“He will wipe every tear from their eyes. There will be no more death or mourning or crying or pain, for the old order of things has passed away.”
My father passed away on this day twenty four years ago. I was twenty one years old and in college at the University of Georgia and I remember my mother calling me to give me the news that my dad had a heart attack and was in the hospital. It was a Friday morning and I hurried to the hospital, and spent the next two days with my mom and dad in his room, not knowing what the outcome was going to be. I was scared but I felt like my father would pull through and eventually return home again.
Late on Sunday afternoon, as me and my dad were talking, he told me that I needed to go back to Athens and study for a test that I had coming up the next day. His dream was to see me finish college and graduate. I was in my last year of college when my dad suffered his heart attack. He talked often about the day that I would graduate and how proud he would be. My dad didn’t have the opportunity to attend college. His father had passed away from a massive heart attack at the age of 48 and so my father had to go to work in order to help support his family.
I traveled back to Athens from Gainesville and drove over to the library to study. A few hours later, I returned to my apartment and I could immediately sense that something was wrong. My two roommates were looking at me in a strange way and they told me that I needed to call my uncle. I knew immediately that my father had passed away and I couldn’t bring myself to pick up the phone and make the call. Almost instantly it seemed, the telephone rang and it was my uncle, calling back to talk to me. I remember my uncle saying that he was sorry to call with such bad news and then he told me that my father had another massive heart attack and was gone.
I don’t remember much of what happened the next day or so leading up to the funeral. All that kept running through my mind was that my father would not be there when I graduated college. He would not be there for any important events in my life and the thought of that was just too much for me to bear. Being an only child though, I knew that I needed to be strong for my mother because that was what my dad would have expected me to do.
As those twenty four years have passed by, I have treasured many wonderful memories of the time together that my father and I had. I remember the first time that he took me fishing. Yearly family vacations were very important to him and we had some really good times together as a family. I was also an avid baseball card collector and my father would indulge me with numerous packs of cards that he would bring home after leaving work for the day. He was also a wonderful cook and I regret not having spent more time with him in the kitchen and learning some of his secrets.

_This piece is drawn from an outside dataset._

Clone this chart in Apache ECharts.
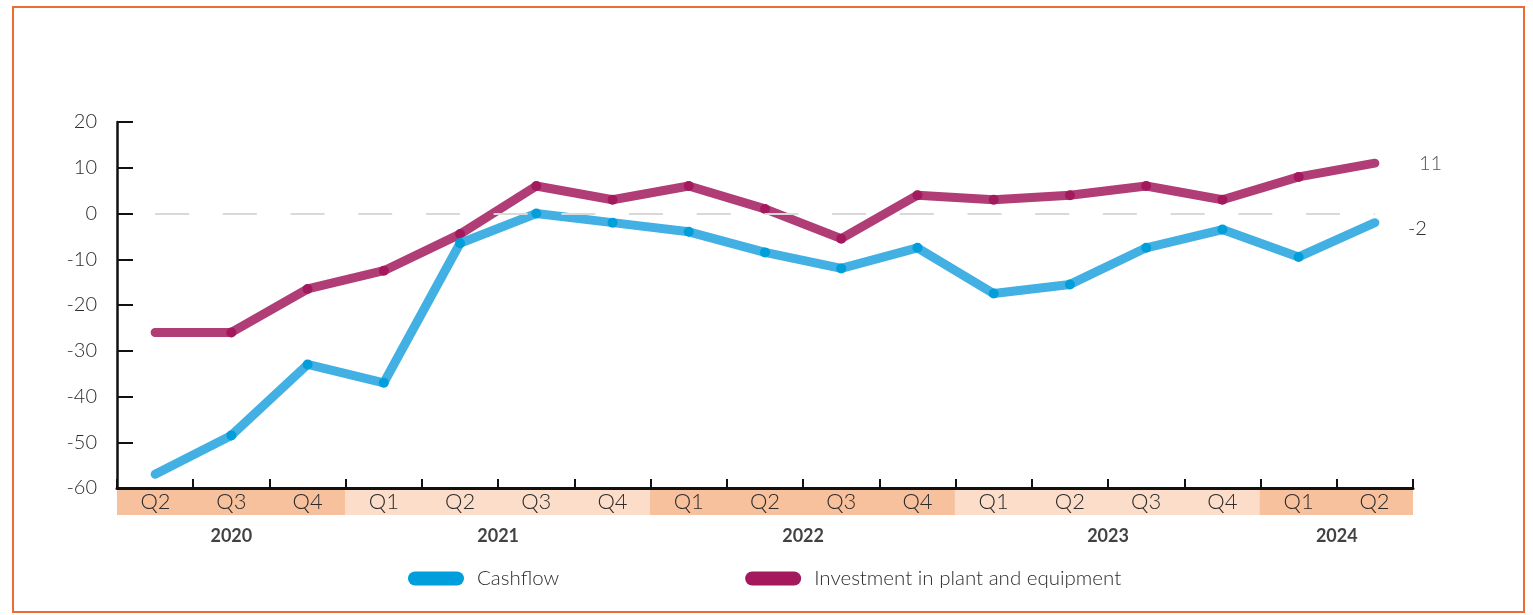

I still miss my father, especially at important milestones in my family’s life. I found myself thinking about him a couple of Sunday’s ago when I baptized my daughter. Although he was not there in person, I believe that he was present in some way and was witness to what took place. And it is my Christian belief that we will be together again one day in heaven.
He would always tell me that he couldn’t wait until I had kids so that he could see how I managed them as a parent. “I hope that your kids give you as much trouble as you give me,” he would jokingly say to me. I hope that I have made you proud as a parent dad, and I’m sure that we will laugh together again one day about all the “trouble” that my kids have given me. In memory of my father, George C. Mathis.